No mortgage, main residence value £900k (potentially would downsize to move to a different part of the country when the kids are gone. May create potential equity release, but not a priority).
6 mth emergency fund in place.
Financial situation:
(Note that for simplification purpose, we are assuming that investment growth offsets inflation, so all expressed in today’s money).
Me:
- Deferred DB #1 - £32k pa from age 60 (2032). Annual revision lower of RPI/5% for Pre 06/04/10 (1/3) and lower of 2.5%/CPI for Post 06/04/10 (2/3). 50% to spouse upon death.

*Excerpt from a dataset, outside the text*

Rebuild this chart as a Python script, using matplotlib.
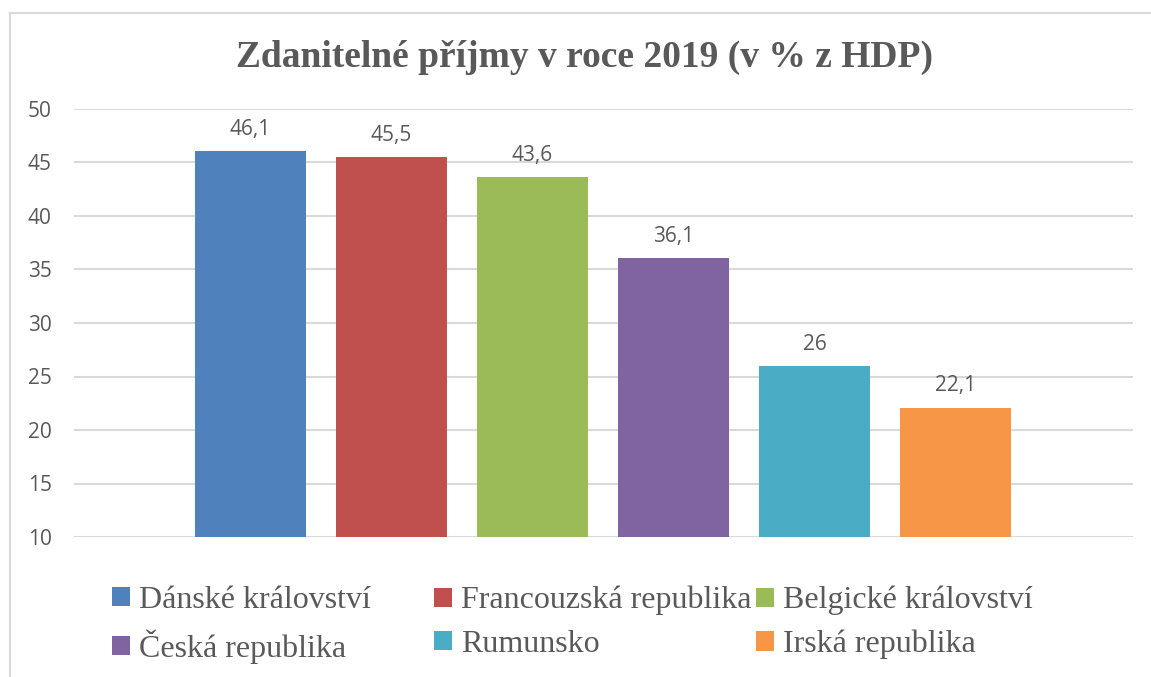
import matplotlib.pyplot as plt
from matplotlib.lines import Line2D

# data
countries = ['Dánské království', 'Francouzská republika', 'Belgické království',
             'Česká republika', 'Rumunsko', 'Irská republika']
values = [46.1, 45.5, 43.6, 36.1, 26, 22.1]
colors = ['#4F81BD', '#C0504D', '#9BBB59', '#8064A2', '#4BACC6', '#F79646']
yticks = [10, 15, 20, 25, 30, 35, 40, 45, 50]
title = 'Zdanitelné příjmy v roce 2019 (v % z HDP)'

txt = '#595959'
grid = '#D9D9D9'

fig = plt.figure(figsize=(11.51, 6.77), dpi=100)
ax = fig.add_axes([74/1151, 1-537/677, (1133-74)/1151, (537-109)/677])

bars = []
for i, (c, v, col) in enumerate(zip(countries, values, colors)):
    b = ax.bar(i, v - 10, bottom=10, width=0.787, color=col, label=c, zorder=3)
    bars.append(b)
    ax.annotate('{:g}'.format(v).replace('.', ','), (i, v), xytext=(0, 8),
                textcoords='offset points', ha='center', va='bottom',
                fontsize=15, color=txt, family='Open Sans')

ax.set_xlim(-1.252, 6.259)
ax.set_ylim(10, 50)
ax.set_yticks(yticks)
ax.set_xticks([])
ax.grid(axis='y', color=grid, linewidth=1.5, zorder=0)
for s in ax.spines.values():
    s.set_visible(False)
ax.tick_params(axis='y', length=0, pad=16, labelsize=15, labelcolor=txt)
for lab in ax.get_yticklabels():
    lab.set_family('Open Sans')

fig.text(584/1151, 1-57/677, title, ha='center', va='center', fontsize=27,
         fontweight='bold', color=txt, family='Liberation Serif')

# legend, three columns of two rows
colx = [96, 418, 740]
for j in range(3):
    leg = fig.legend([bars[j], bars[j+3]], [countries[j], countries[j+3]],
                     loc='upper left', bbox_to_anchor=(colx[j]/1151, 1-570/677),
                     frameon=False, handlelength=0.55, handleheight=0.55,
                     handletextpad=0.3, labelspacing=0.45, borderpad=0,
                     prop={'family': 'Liberation Serif', 'size': 23})
    for t in leg.get_texts():
        t.set_color(txt)

# chart border (left and top visible)
fig.add_artist(Line2D([10/1151, 10/1151], [0, 1-13/677], color=grid, lw=1.5))
fig.add_artist(Line2D([10/1151, 1], [1-13/677, 1-13/677], color=grid, lw=1.5))

fig.savefig('out.png', dpi=100, facecolor='white')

Protected pension age 50 but not planning on accessing before 60. For completeness, Full pension would be £37k at 65, but ok to take some actuarial reduction to access at 60 (or not?). - SIPP #1 - £220k, STMM
- ISA #1 - £74k, STMM
- ISA #2 - £150k, 50% STMM (dry powder), 50% Global tracker
- SP #1 - YTD £8.3k, planning to buy missing years to full SP.
OH:
- Deferred DB #2 £7k pa from age 60 (2032). Annual revision RPI-linked. Protected Pension age 55. 50% to spouse upon death.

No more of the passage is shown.